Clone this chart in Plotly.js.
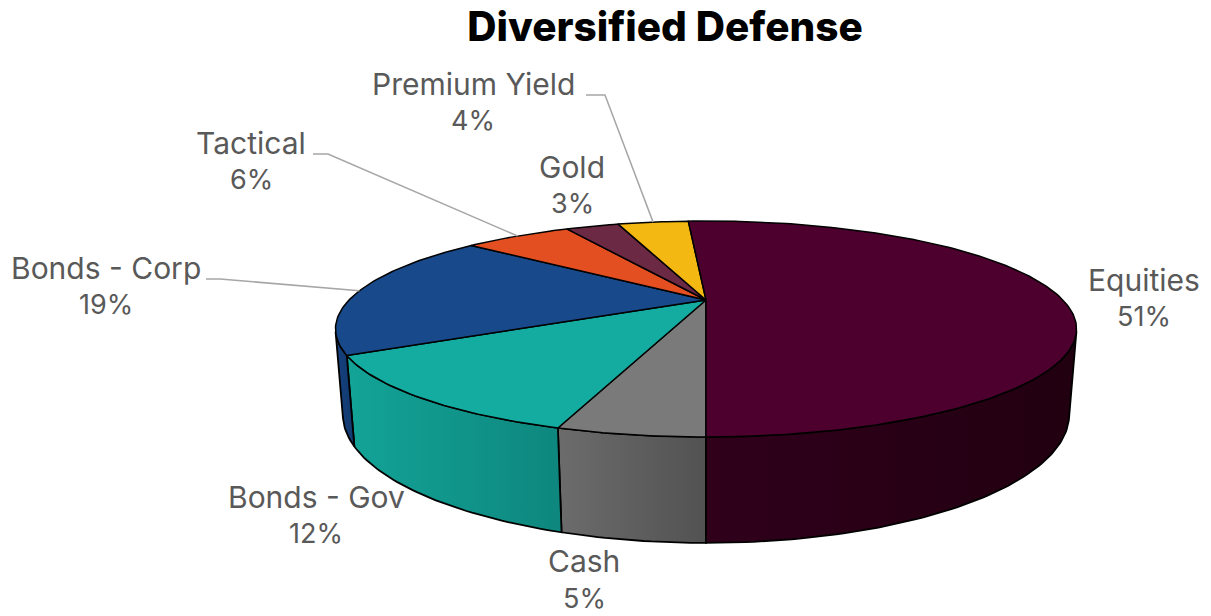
<!DOCTYPE html>
<html>
<head>
<meta charset="utf-8">
<script src="https://cdn.plot.ly/plotly-3.0.1.min.js"></script>
<style>html,body{margin:0;padding:0;background:#fff}#chart{width:1211px;height:616px}</style>
</head>
<body>
<div id="chart"></div>
<script>
// Allocation shares, clockwise from the front of the pie.
const categories = ['Cash', 'Bonds - Gov', 'Bonds - Corp', 'Tactical', 'Gold', 'Premium Yield', 'Equities'];
const shares = [5, 12, 19, 6, 3, 4, 51];

const topColors = ['#7a7a7a', '#14aca0', '#18498a', '#e44f22', '#6b2944', '#f3b812', '#4d002e'];
const wallLeft = ['#6c6c6c', '#13a397', '#15407c', '#c9441d', '#5c2339', '#d6a20f', '#30001b'];
const wallRight = ['#525252', '#0e877e', '#123a70', '#c9441d', '#5c2339', '#d6a20f', '#210010'];

// Label name and percentage baselines, and leader elbows, in plot units.
const labelX = [584, 316, 106, 251, 572, 473, 1144];
const nameY = [561, 497, 268, 143, 167, 84, 280];
const pctY = [598, 533, 304, 179, 203, 120, 316];
const leaderFrom = [null, null, [206, 279], [313, 154], null, [586, 95], null];
const leaderElbow = [null, null, [220, 279], [328, 154], null, [605, 95], null];

// Pinhole camera looking down on a unit-radius disc.
const CX = 706, CY = 300, FOCAL = 1276, DIST = 3.575, SIN_E = 0.2807, COS_E = 0.9598, THICK = 0.2396;

function project(angle, z, r) {
  const s = -Math.sin(angle) * r, t = Math.cos(angle) * r;
  const w = DIST - t * COS_E + z * SIN_E;
  return [CX + FOCAL * s / w, CY + FOCAL * (t * SIN_E + z * COS_E) / w];
}

// The wall is only seen where its outward normal faces the camera.
const VISIBLE = Math.acos(1 / (DIST * COS_E));
const TOTAL = shares.reduce((a, b) => a + b, 0);
const toAngle = c => c / TOTAL * 2 * Math.PI;

function arc(a0, a1, z) {
  const n = Math.max(2, Math.ceil(Math.abs(a1 - a0) * 60));
  const pts = [];
  for (let i = 0; i <= n; i++) pts.push(project(a0 + (a1 - a0) * i / n, z, 1));
  return pts;
}

function wallTrace(w0, w1, i) {
  const ring = arc(w0, w1, 0).concat(arc(w1, w0, THICK));
  ring.push(ring[0]);
  return {
    type: 'scatter', mode: 'lines', fill: 'toself',
    x: ring.map(p => p[0]), y: ring.map(p => p[1]),
    line: {color: '#000000', width: 1.8},
    fillgradient: {type: 'horizontal', colorscale: [[0, wallLeft[i]], [1, wallRight[i]]]},
    hoverinfo: 'skip', showlegend: false
  };
}

const traces = [];
const tops = [];
const mids = [];
let cum = 0;
shares.forEach((v, i) => {
  const a0 = toAngle(cum), a1 = toAngle(cum + v);
  cum += v;
  mids.push((a0 + a1) / 2);

  // A slice may show wall on the left run of angles, or one turn earlier on the right.
  [0, -2 * Math.PI].forEach(turn => {
    const w0 = Math.max(a0 + turn, -VISIBLE), w1 = Math.min(a1 + turn, VISIBLE);
    if (w1 > w0) traces.push(wallTrace(w0, w1, i));
  });

  // Top face of the slice.
  const apex = project(0, 0, 0);
  const poly = [apex].concat(arc(a0, a1, 0), [apex]);
  tops.push({
    type: 'scatter', mode: 'lines', fill: 'toself', fillcolor: topColors[i],
    x: poly.map(p => p[0]), y: poly.map(p => p[1]),
    line: {color: '#000000', width: 1.5},
    name: categories[i], text: v + '%', hoverinfo: 'name+text', showlegend: false
  });
});
traces.push(...tops);

// Leader lines run from the label to the rim at the middle of the slice.
categories.forEach((c, i) => {
  if (!leaderFrom[i]) return;
  const end = project(mids[i], 0, 1);
  traces.push({
    type: 'scatter', mode: 'lines',
    x: [leaderFrom[i][0], leaderElbow[i][0], end[0]],
    y: [leaderFrom[i][1], leaderElbow[i][1], end[1]],
    line: {color: '#a6a6a6', width: 1.5},
    hoverinfo: 'skip', showlegend: false
  });
});

const LABEL_FONT = 'Inter, "Open Sans", sans-serif';
const annotations = [];
categories.forEach((c, i) => {
  annotations.push({
    x: labelX[i], y: nameY[i], xref: 'x', yref: 'y', text: c,
    showarrow: false, xanchor: 'center', yanchor: 'middle',
    font: {family: LABEL_FONT, size: 30, color: '#595959'}
  });
  annotations.push({
    x: labelX[i], y: pctY[i], xref: 'x', yref: 'y', text: shares[i] + '%',
    showarrow: false, xanchor: 'center', yanchor: 'middle',
    font: {family: LABEL_FONT, size: 27, color: '#595959'}
  });
});

const layout = {
  width: 1211, height: 616,
  margin: {l: 0, r: 0, t: 0, b: 0},
  paper_bgcolor: '#ffffff', plot_bgcolor: '#ffffff',
  title: {
    text: 'Diversified Defense',
    x: 665 / 1211, xanchor: 'center', y: 1 - 27 / 616, yanchor: 'middle',
    font: {family: LABEL_FONT, size: 40.5, color: '#000000', weight: 800}
  },
  xaxis: {range: [0, 1211], visible: false, fixedrange: true},
  yaxis: {range: [616, 0], visible: false, fixedrange: true},
  annotations: annotations,
  showlegend: false
};

Plotly.newPlot('chart', traces, layout, {displayModeBar: false, responsive: false});
</script>
</body>
</html>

※

* Exercise prompt *
With all pictures left out, please transcribe exactly the lines from the start of the material through the line with "const shares = [5, 12, 19, 6, 3, 4, 51];".

* Finished answer *
Clone this chart in Plotly.js.
<!DOCTYPE html>
<html>
<head>
<meta charset="utf-8">
<script src="https://cdn.plot.ly/plotly-3.0.1.min.js"></script>
<style>html,body{margin:0;padding:0;background:#fff}#chart{width:1211px;height:616px}</style>
</head>
<body>
<div id="chart"></div>
<script>
// Allocation shares, clockwise from the front of the pie.
const categories = ['Cash', 'Bonds - Gov', 'Bonds - Corp', 'Tactical', 'Gold', 'Premium Yield', 'Equities'];
const shares = [5, 12, 19, 6, 3, 4, 51];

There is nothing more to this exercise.